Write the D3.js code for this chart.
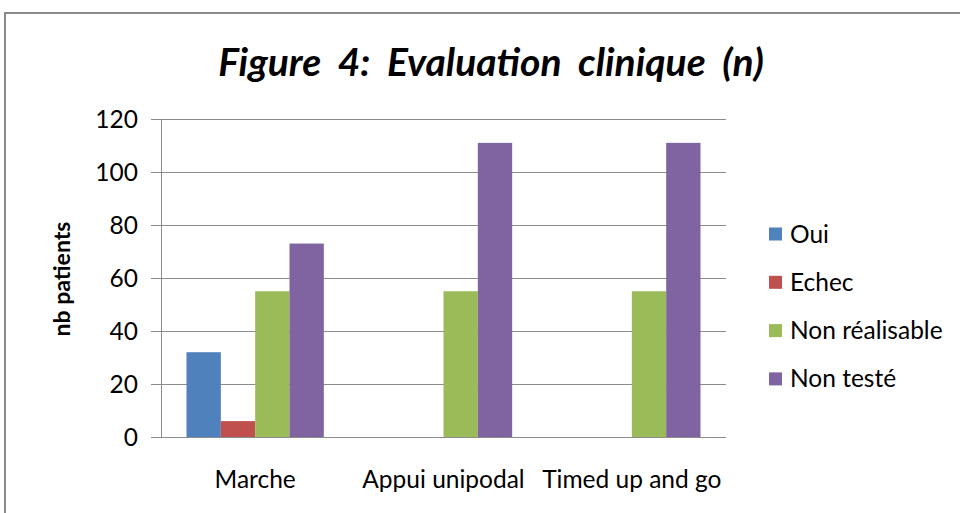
<!DOCTYPE html>
<html><head><meta charset="utf-8">
<script src="https://cdn.jsdelivr.net/npm/d3@7"></script>
<style>body{margin:0;background:#fff}svg{display:block}</style>
</head><body>
<script>
const categories = ["Marche", "Appui unipodal", "Timed up and go"];
const seriesNames = ["Oui", "Echec", "Non réalisable", "Non testé"];
const oui = [32, 0, 0];
const echec = [6, 0, 0];
const nonRealisable = [55, 55, 55];
const nonTeste = [73, 111, 111];
const yTicks = [0, 20, 40, 60, 80, 100, 120];
const colors = ["#4F81BD", "#C0504D", "#9BBB59", "#8064A2"];
const seriesValues = [oui, echec, nonRealisable, nonTeste];

(function () {
const W = 960, H = 513;
const svg = d3.select("body").append("svg").attr("width", W).attr("height", H);
const font = "Lato, 'Open Sans', sans-serif";

svg.append("rect").attr("x", 5).attr("y", 13).attr("width", 1000).attr("height", 600)
  .attr("fill", "none").attr("stroke", "#8a8a8a").attr("stroke-width", 2);

const pL = 161, pR = 726, pT = 119, pB = 437;
const x0 = d3.scaleBand().domain(categories).range([pL, pR]).padding(0);
const x1 = d3.scaleBand().domain(seriesNames).range([25.5, x0.bandwidth() - 25.5]).padding(0);
const y = d3.scaleLinear().domain([0, 120]).range([pB, pT]);

svg.append("g").selectAll("line").data(yTicks).join("line")
  .attr("x1", pL - 10).attr("x2", pR).attr("y1", d => y(d) + 0.5).attr("y2", d => y(d) + 0.5)
  .attr("stroke", "#8c8c8c").attr("stroke-width", 1);
svg.append("line").attr("x1", pL + 0.5).attr("x2", pL + 0.5).attr("y1", pT).attr("y2", pB)
  .attr("stroke", "#8c8c8c");

const data = [];
categories.forEach((c, i) => seriesNames.forEach((s, j) => data.push({c, s, v: seriesValues[j][i], j})));
svg.append("g").selectAll("rect").data(data.filter(d => d.v > 0)).join("rect")
  .attr("x", d => x0(d.c) + x1(d.s)).attr("width", x1.bandwidth())
  .attr("y", d => y(d.v)).attr("height", d => y(0) - y(d.v))
  .attr("fill", d => colors[d.j]);

svg.append("g").selectAll("text").data(yTicks).join("text")
  .attr("x", 138).attr("y", d => y(d)).attr("dy", "0.35em").attr("text-anchor", "end")
  .attr("font-family", font).attr("font-size", 24.5).attr("fill", "#000").text(d => d);

svg.append("g").selectAll("text").data(categories).join("text")
  .attr("x", d => x0(d) + x0.bandwidth() / 2).attr("y", 488).attr("text-anchor", "middle")
  .attr("font-family", font).attr("font-size", 24.5).attr("fill", "#000").text(d => d);

svg.append("text").attr("transform", "translate(70,279) rotate(-90)").attr("text-anchor", "middle")
  .attr("font-family", font).attr("font-size", 23).attr("font-weight", "bold").text("nb patients");

svg.append("text").attr("x", 491).attr("y", 76).attr("text-anchor", "middle")
  .attr("font-family", font).attr("font-size", 39).attr("font-weight", "bold").attr("font-style", "italic")
  .attr("word-spacing", 8).text("Figure 4: Evaluation clinique (n)");

const lg = svg.append("g").selectAll("g").data(seriesNames).join("g")
  .attr("transform", (d, i) => `translate(769,${234 + i * 48.3})`);
lg.append("rect").attr("x", 0).attr("y", -6.5).attr("width", 13).attr("height", 13).attr("fill", (d, i) => colors[i]);
lg.append("text").attr("x", 21).attr("y", 0).attr("dy", "0.35em")
  .attr("font-family", font).attr("font-size", 24.5).text(d => d);
})();
</script>
</body></html>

#### Job:
Skip the pictures and restate exactly the lines from the beginning of the listing to the line with "d => colors[d.j]);", that line included.

#### Exercise solution:
Write the D3.js code for this chart.
<!DOCTYPE html>
<html><head><meta charset="utf-8">
<script src="https://cdn.jsdelivr.net/npm/d3@7"></script>
<style>body{margin:0;background:#fff}svg{display:block}</style>
</head><body>
<script>
const categories = ["Marche", "Appui unipodal", "Timed up and go"];
const seriesNames = ["Oui", "Echec", "Non réalisable", "Non testé"];
const oui = [32, 0, 0];
const echec = [6, 0, 0];
const nonRealisable = [55, 55, 55];
const nonTeste = [73, 111, 111];
const yTicks = [0, 20, 40, 60, 80, 100, 120];
const colors = ["#4F81BD", "#C0504D", "#9BBB59", "#8064A2"];
const seriesValues = [oui, echec, nonRealisable, nonTeste];

(function () {
const W = 960, H = 513;
const svg = d3.select("body").append("svg").attr("width", W).attr("height", H);
const font = "Lato, 'Open Sans', sans-serif";

svg.append("rect").attr("x", 5).attr("y", 13).attr("width", 1000).attr("height", 600)
  .attr("fill", "none").attr("stroke", "#8a8a8a").attr("stroke-width", 2);

const pL = 161, pR = 726, pT = 119, pB = 437;
const x0 = d3.scaleBand().domain(categories).range([pL, pR]).padding(0);
const x1 = d3.scaleBand().domain(seriesNames).range([25.5, x0.bandwidth() - 25.5]).padding(0);
const y = d3.scaleLinear().domain([0, 120]).range([pB, pT]);

svg.append("g").selectAll("line").data(yTicks).join("line")
  .attr("x1", pL - 10).attr("x2", pR).attr("y1", d => y(d) + 0.5).attr("y2", d => y(d) + 0.5)
  .attr("stroke", "#8c8c8c").attr("stroke-width", 1);
svg.append("line").attr("x1", pL + 0.5).attr("x2", pL + 0.5).attr("y1", pT).attr("y2", pB)
  .attr("stroke", "#8c8c8c");

const data = [];
categories.forEach((c, i) => seriesNames.forEach((s, j) => data.push({c, s, v: seriesValues[j][i], j})));
svg.append("g").selectAll("rect").data(data.filter(d => d.v > 0)).join("rect")
  .attr("x", d => x0(d.c) + x1(d.s)).attr("width", x1.bandwidth())
  .attr("y", d => y(d.v)).attr("height", d => y(0) - y(d.v))
  .attr("fill", d => colors[d.j]);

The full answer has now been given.